For me, amid listening to all of these plenaries, I started to reflect on the transformations I have experienced in my life, especially a transformation that led me to become a follower of Jesus in the last couple years.

For most of my life growing up, I believed in a higher power of some sort, but I couldn't put a name on this higher power. As I transformed to become a follower of Jesus in my early 20s, I was heavily influenced by the actions of several Christian friends who lived out their faith in their daily lives. I remember, during World Gathering of Young Friends in 2005, hearing Latin American Friends talk about the love of Christ that they had felt, which was the first time I heard about the love of Jesus. Growing up I heard much more about the wrath of God or, if I didn't believe in God or call myself a Christian, I would go to hell. Then I would see these same people, who had told me this, live lives full of lies and deceit, so I wondered often why I would want to identify with that kind of religion.
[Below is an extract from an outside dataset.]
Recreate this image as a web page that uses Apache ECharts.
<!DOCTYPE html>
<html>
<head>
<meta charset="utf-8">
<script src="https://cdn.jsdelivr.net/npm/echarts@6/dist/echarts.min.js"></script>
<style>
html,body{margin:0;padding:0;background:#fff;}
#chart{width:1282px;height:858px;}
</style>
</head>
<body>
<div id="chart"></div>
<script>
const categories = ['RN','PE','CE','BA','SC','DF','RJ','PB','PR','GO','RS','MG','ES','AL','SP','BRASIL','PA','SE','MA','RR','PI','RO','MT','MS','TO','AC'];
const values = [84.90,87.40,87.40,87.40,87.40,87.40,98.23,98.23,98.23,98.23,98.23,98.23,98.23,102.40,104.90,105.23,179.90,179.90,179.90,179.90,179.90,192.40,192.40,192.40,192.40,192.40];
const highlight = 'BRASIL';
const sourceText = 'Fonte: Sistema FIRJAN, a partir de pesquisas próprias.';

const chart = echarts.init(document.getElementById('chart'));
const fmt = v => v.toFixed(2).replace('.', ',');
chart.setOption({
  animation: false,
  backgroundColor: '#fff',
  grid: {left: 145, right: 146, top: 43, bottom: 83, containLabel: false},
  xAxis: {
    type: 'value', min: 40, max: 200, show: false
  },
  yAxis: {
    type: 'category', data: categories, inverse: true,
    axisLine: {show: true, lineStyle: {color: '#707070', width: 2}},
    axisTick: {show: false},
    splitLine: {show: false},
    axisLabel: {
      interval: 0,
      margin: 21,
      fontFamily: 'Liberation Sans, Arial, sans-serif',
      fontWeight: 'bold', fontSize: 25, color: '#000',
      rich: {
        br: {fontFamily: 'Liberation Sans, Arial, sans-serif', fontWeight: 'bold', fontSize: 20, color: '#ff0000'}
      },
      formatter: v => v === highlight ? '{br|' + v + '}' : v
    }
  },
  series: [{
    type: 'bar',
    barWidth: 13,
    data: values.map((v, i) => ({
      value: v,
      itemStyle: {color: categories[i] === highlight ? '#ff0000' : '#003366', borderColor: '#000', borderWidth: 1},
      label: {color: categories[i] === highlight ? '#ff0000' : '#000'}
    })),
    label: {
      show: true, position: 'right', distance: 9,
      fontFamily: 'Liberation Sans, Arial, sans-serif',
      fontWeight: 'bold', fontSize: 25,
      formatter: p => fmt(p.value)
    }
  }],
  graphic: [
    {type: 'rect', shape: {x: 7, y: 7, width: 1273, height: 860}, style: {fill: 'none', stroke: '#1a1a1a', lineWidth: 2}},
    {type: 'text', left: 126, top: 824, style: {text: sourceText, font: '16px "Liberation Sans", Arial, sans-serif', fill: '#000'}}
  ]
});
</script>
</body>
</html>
As I reflect on this experience, I realized I wasn't alone in my journey, even through it was a personal transformation. When I started exploring living a life following the teachings of Jesus, I had people willing to listen to my questions and reflection, even if they didn't think or feel similarly. These friends would pray with me, or offer books for me to read, or even just offer to sit with me. Looking back, my transformational experience resulted from inward reflection, being open to change, and soaking up several different experiences while practicing mindfulness, rather than any one specific profound experience. This is where my transformational experiences differ from what George and Phil talked about in their plenaries, because they talked more about particular, specific turning points. I can't remember any specific moment that I felt transformed immediately. For me, my transformations have usually been the culminations of a variety of experiences.
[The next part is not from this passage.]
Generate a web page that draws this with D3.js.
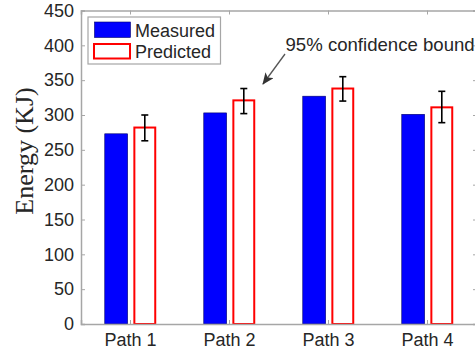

With my transformations so far, I have also realized that these transformations have come from inside me, not from outside influences. Nothing about me changed physically after any transformational experience nor did I become a new person overnight. I am the same person, but these experiences have caused me to view the world in different ways than before.

Currently I run Washington Quaker Workcamps, when I try as best as I can to include the ingredients for a transformative experience during each workcamp, like having different activities each day, hosting outside speakers to come talk about the topic we have, and leaving space for ample reflection each day. I do know fully that I cannot create, manufacture, or guarantee a transformative experience for the participants, because I know it will be a inner realization that will cause the experience to happen, rather than anything I can ever try to plan.

In thinking about transformational experiences, I find myself wrestling with these two questions:

How can I further open myself up so I can be transformed again by the Inward Light?

How can I assist others in opening up themselves to transformations in their own lives?

Sunday, July 11, 2010

"We Believe that Peace is Preferable to War"

These were some of the words listed on the Welcome sign at Pipe Creek Monthly Meeting in Union Bridge, MD. I will get back to these words later, but here’s what was going on:

I was with two Friends who are members of Gun Powder Meeting, and actively involved in Friends Schools as educators. They are also kindred spirits in our shared desires to challenge ourselves to connect to the core values of Quakerism and peace-making in a divided and contentious world. With these Friends and 5 others, we had just spent the prior evening sharing a picnic supper in a meadow surrounded by woods and hills. I had asked to get together with this couple as a part of my own clearness and discerning process about Quakerism in the world, and the potential role that William Penn House can play in both that larger world and in the Society of Friends.

The evening discussion was very enriching. Increasingly, as I venture in the world of Quakerism while deepening my own internal journey of what it means to identify with and be called to Quakerism, I have been asking people “what is the core, unshakable truth and value of Quakers?” The answer has been almost universally in the spirit of “there is that of God in all” (with secular/universalist/Christian variances). Much of our discussion from there revolved around, if this is our unshakable truth, then everything else must be held open with an element of doubt; that, when we adhere to an issue – from war to Republicans and conservatives – we have to challenge ourselves to not place this ideology above our core value. It is not easy, we all agreed. We shared some ideas about resources that can help us to do this work, and we shared personal experiences of when we do really put ourselves out there, letting go of our ideology and trust in that core belief that there is that of God/goodness in all, and we operate with love, the world really can seem wonderfully changed. “Continuing Revelation” was a term used to describe this. We also discussed how Friends are ideally not holders of Truth, but Seekers of Truth, and seeking is a journey of continuing revelation.

One of the topics we discussed was the role that Quaker process plays in both our faith and practice. We talked about how the practice at its best works well, as God moves in all of us. We also acknowledged the Quaker process can be misused to the point that it creates paralysis, such as when lengthy Meetings for Worship with a Concern for Business are tied up with wordsmithing minutes and epistles for hours without perhaps a healthy discussion of whether this effort will ultimately make a difference. I questioned whether, sometimes, we are more committed to seeing that we do our process right so that we sometimes are hindered from doing the right thing. Other side conversations included the role that service can play in helping us to go out and explore the world, recognizing that it is important that service be truly transformational not just for those who serve, but for those being served and the world, and that, for some, service and Workcamp experiences can help ground and deepen people in their faith. All in all, it was a very rich and rewarding time together.

Then, the next day, as I was graciously being given a ride to Shady Grove Metro (I had ridden my bike up on Friday, and the rain Saturday gave me an easy way to accept the ride offer, as I was whipped from the hilly humid ride), we drove through Union Bridge. My hosts had never been to Pipe Creek Meeting, and had been wanting to. Just when we thought we might be on the wrong road, there was the Meetinghouse and, after a tour of the wonderful cemetery, we saw the welcoming sign that included citations that Quakers do not have credes, but that we are seekers of Truth. But it was the statement “We believe that Peace is Better than War” that really struck us and has stuck with me. I find this so much more open and engaging than “War is not the Answer”. While I truly believe war is not the answer, I also know that this is truly my belief. By holding it as that, rather than as a definitive statement, I think there may be more openings for conversation. By also believing that peace is better than war, I suspect many people who may at times see war as an answer will also agree with our this statement, and from this common ground, who knows what might come. As many of us who gathered Friday evening can attest, if we hold true to our core faith, and trust in continuing revelation, wonderful things will come.